Problem statement: Pictures stay out of this copy, which runs from the first line of the material through the line containing "width=363pt, minimum height=70pt]".

Data block:

..............................

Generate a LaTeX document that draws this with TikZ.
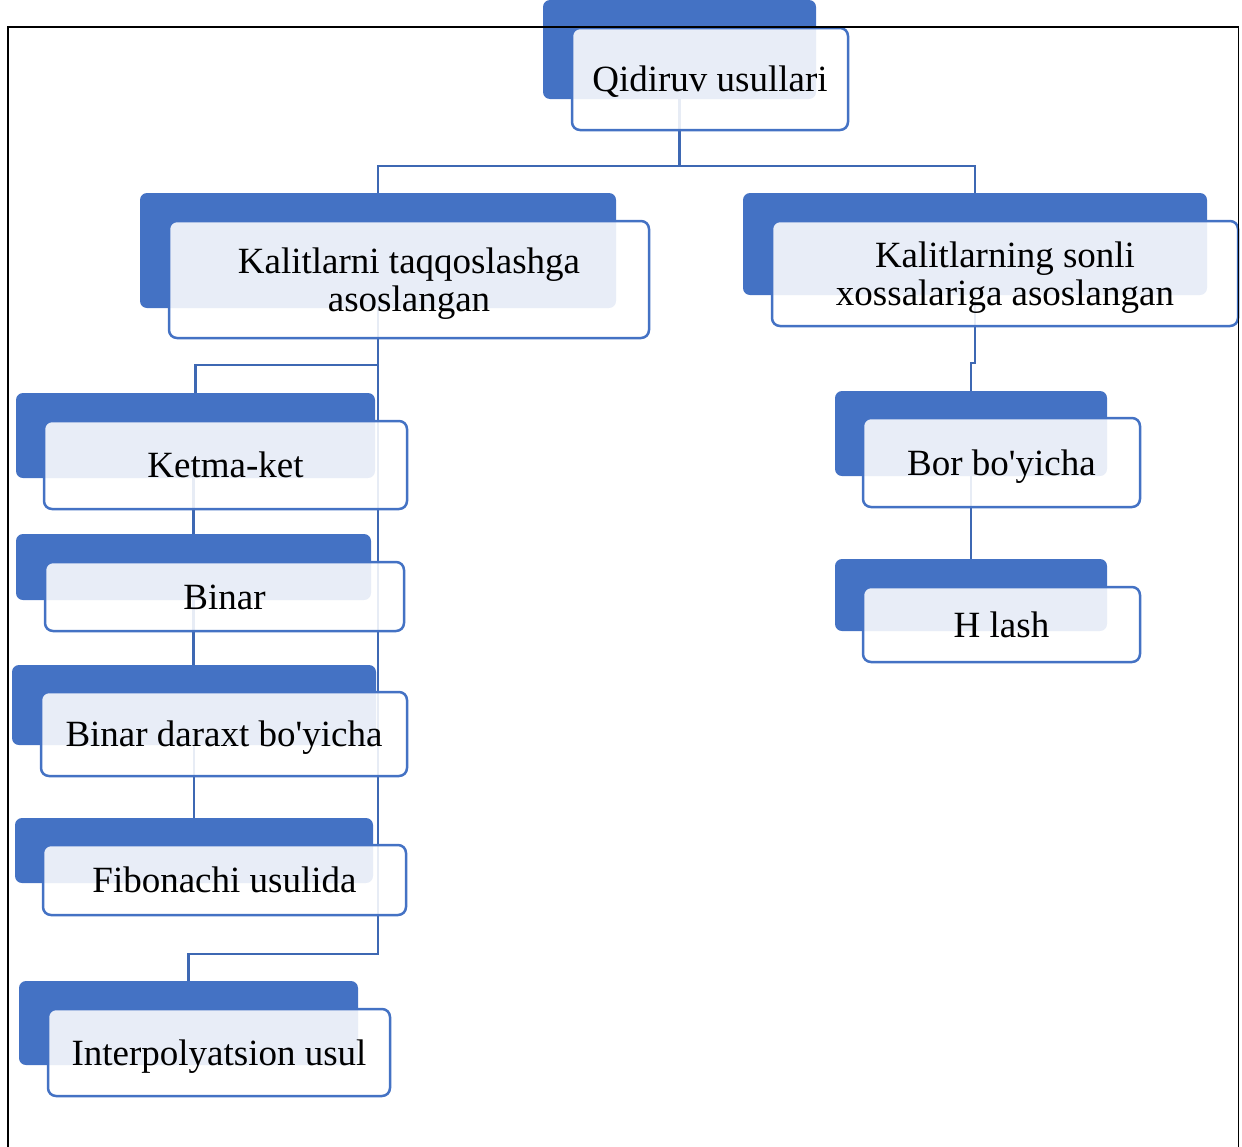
\documentclass[tikz,border=0pt]{standalone}
\usepackage{fontspec}
\setmainfont{Liberation Serif}
\definecolor{acc}{HTML}{4472C4}
\definecolor{connc}{HTML}{3E68B3}
\pgfdeclarelayer{bg}
\pgfdeclarelayer{fg}
\pgfsetlayers{bg,main,fg}
\begin{document}
\begin{tikzpicture}[x=1pt,y=-1pt,
  backbox/.style={draw=none, fill=acc, rounded corners=7pt, inner sep=0pt, outer sep=0pt},
  frontbox/.style={draw=acc, line width=2.5pt, fill=white, fill opacity=0.88, text opacity=1,
    rounded corners=8pt, inner sep=0pt, outer sep=0pt, font=\fontsize{37}{38}\selectfont, align=center},
  one/.style={text height=33pt, text depth=8pt},
  conn/.style={draw=connc, line width=2.7pt},
]
\useasboundingbox (0,0) rectangle (1242,1146);

% top
\node[backbox, minimum width=273pt, minimum height=99pt] (qb) at (679.5,49.5) {};
\node[frontbox, one, minimum width=276pt, minimum height=102pt] (q) at (710,79) {Qidiruv usullari};

% level 2
\node[backbox, minimum width=476pt, minimum height=115pt] (kb) at (378,250.5) {};
\node[frontbox, minimum width=480pt, minimum height=117pt] (k) at (409,279.5) {\rule{0pt}{33pt}Kalitlarni taqqoslashga\\asoslangan};

\node[backbox, minimum width=464pt, minimum height=102pt] (klb) at (975,244) {};
\node[frontbox, minimum width=466pt, minimum height=105pt] (kl) at (1005,273.5) {\rule{0pt}{33pt}Kalitlarning sonli\\xossalariga asoslangan};

% left column
\node[backbox, minimum width=359pt, minimum height=85pt] (kkb) at (195.5,435.5) {};
\node[frontbox, one, minimum width=363pt, minimum height=88pt] (kk) at (225.5,465) {Ketma-ket};

\node[backbox, minimum width=355pt, minimum height=66pt] (bb) at (193.5,567) {};
\node[frontbox, one, minimum width=359pt, minimum height=69pt] (b) at (224.5,596.5) {Binar};

\node[backbox, minimum width=364pt, minimum height=80pt] (bdb) at (194,705) {};
\node[frontbox, one, minimum width=366pt, minimum height=84pt] (bd) at (224,734) {Binar daraxt bo\textquotesingle yicha};

\node[backbox, minimum width=358pt, minimum height=65pt] (fb) at (194,850.5) {};
\node[frontbox, one, minimum width=363pt, minimum height=70pt] (f) at (224.5,880) {Fibonachi usulida};

\node[backbox, minimum width=339pt, minimum height=84pt] (ib) at (188.5,1023) {};
\node[frontbox, one, minimum width=342pt, minimum height=87pt] (i) at (219,1052.5) {Interpolyatsion usul};

% right column
\node[backbox, minimum width=272pt, minimum height=85pt] (bob) at (971,433.5) {};
\node[frontbox, one, minimum width=277pt, minimum height=89pt] (bo) at (1001.5,462.5) {Bor bo\textquotesingle yicha};

\node[backbox, minimum width=272pt, minimum height=72pt] (hb) at (971,595) {};
\node[frontbox, one, minimum width=277pt, minimum height=75pt] (h) at (1001.5,624.5) {H lash};

% connectors
\coordinate (qbus) at (679.5,166);
\coordinate (ksplit) at (378,365);
\coordinate (kend) at (378,954);
\coordinate (rjog) at (975,363);
\begin{pgfonlayer}{bg}
\draw[conn] (qb.south) -- (qbus) -| (kb.north);
\draw[conn] (qbus) -| (klb.north);
\draw[conn] (kb.south) -- (kend) -| (ib.north);
\draw[conn] (ksplit) -| (kkb.north);
\draw[conn] (bb.north) -- (bb.north |- kkb.south);
\draw[conn] (bb.south) -- (bb.south |- bdb.north);
\draw[conn] (bdb.south) -- (bdb.south |- fb.north);
\draw[conn] (klb.south) -- (rjog) -| (bob.north);
\draw[conn] (bob.south) -- (hb.north);
\end{pgfonlayer}

% frame
\begin{pgfonlayer}{fg}
\draw[line width=1.8pt, line join=miter] (8,1160) -- (8,27) -- (1238.5,27) -- (1238.5,1160);
\end{pgfonlayer}
\end{tikzpicture}
\end{document}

..............................

Correct result:
Generate a LaTeX document that draws this with TikZ.
\documentclass[tikz,border=0pt]{standalone}
\usepackage{fontspec}
\setmainfont{Liberation Serif}
\definecolor{acc}{HTML}{4472C4}
\definecolor{connc}{HTML}{3E68B3}
\pgfdeclarelayer{bg}
\pgfdeclarelayer{fg}
\pgfsetlayers{bg,main,fg}
\begin{document}
\begin{tikzpicture}[x=1pt,y=-1pt,
  backbox/.style={draw=none, fill=acc, rounded corners=7pt, inner sep=0pt, outer sep=0pt},
  frontbox/.style={draw=acc, line width=2.5pt, fill=white, fill opacity=0.88, text opacity=1,
    rounded corners=8pt, inner sep=0pt, outer sep=0pt, font=\fontsize{37}{38}\selectfont, align=center},
  one/.style={text height=33pt, text depth=8pt},
  conn/.style={draw=connc, line width=2.7pt},
]
\useasboundingbox (0,0) rectangle (1242,1146);

% top
\node[backbox, minimum width=273pt, minimum height=99pt] (qb) at (679.5,49.5) {};
\node[frontbox, one, minimum width=276pt, minimum height=102pt] (q) at (710,79) {Qidiruv usullari};

% level 2
\node[backbox, minimum width=476pt, minimum height=115pt] (kb) at (378,250.5) {};
\node[frontbox, minimum width=480pt, minimum height=117pt] (k) at (409,279.5) {\rule{0pt}{33pt}Kalitlarni taqqoslashga\\asoslangan};

\node[backbox, minimum width=464pt, minimum height=102pt] (klb) at (975,244) {};
\node[frontbox, minimum width=466pt, minimum height=105pt] (kl) at (1005,273.5) {\rule{0pt}{33pt}Kalitlarning sonli\\xossalariga asoslangan};

% left column
\node[backbox, minimum width=359pt, minimum height=85pt] (kkb) at (195.5,435.5) {};
\node[frontbox, one, minimum width=363pt, minimum height=88pt] (kk) at (225.5,465) {Ketma-ket};

\node[backbox, minimum width=355pt, minimum height=66pt] (bb) at (193.5,567) {};
\node[frontbox, one, minimum width=359pt, minimum height=69pt] (b) at (224.5,596.5) {Binar};

\node[backbox, minimum width=364pt, minimum height=80pt] (bdb) at (194,705) {};
\node[frontbox, one, minimum width=366pt, minimum height=84pt] (bd) at (224,734) {Binar daraxt bo\textquotesingle yicha};

\node[backbox, minimum width=358pt, minimum height=65pt] (fb) at (194,850.5) {};
\node[frontbox, one, minimum width=363pt, minimum height=70pt] (f) at (224.5,880) {Fibonachi usulida};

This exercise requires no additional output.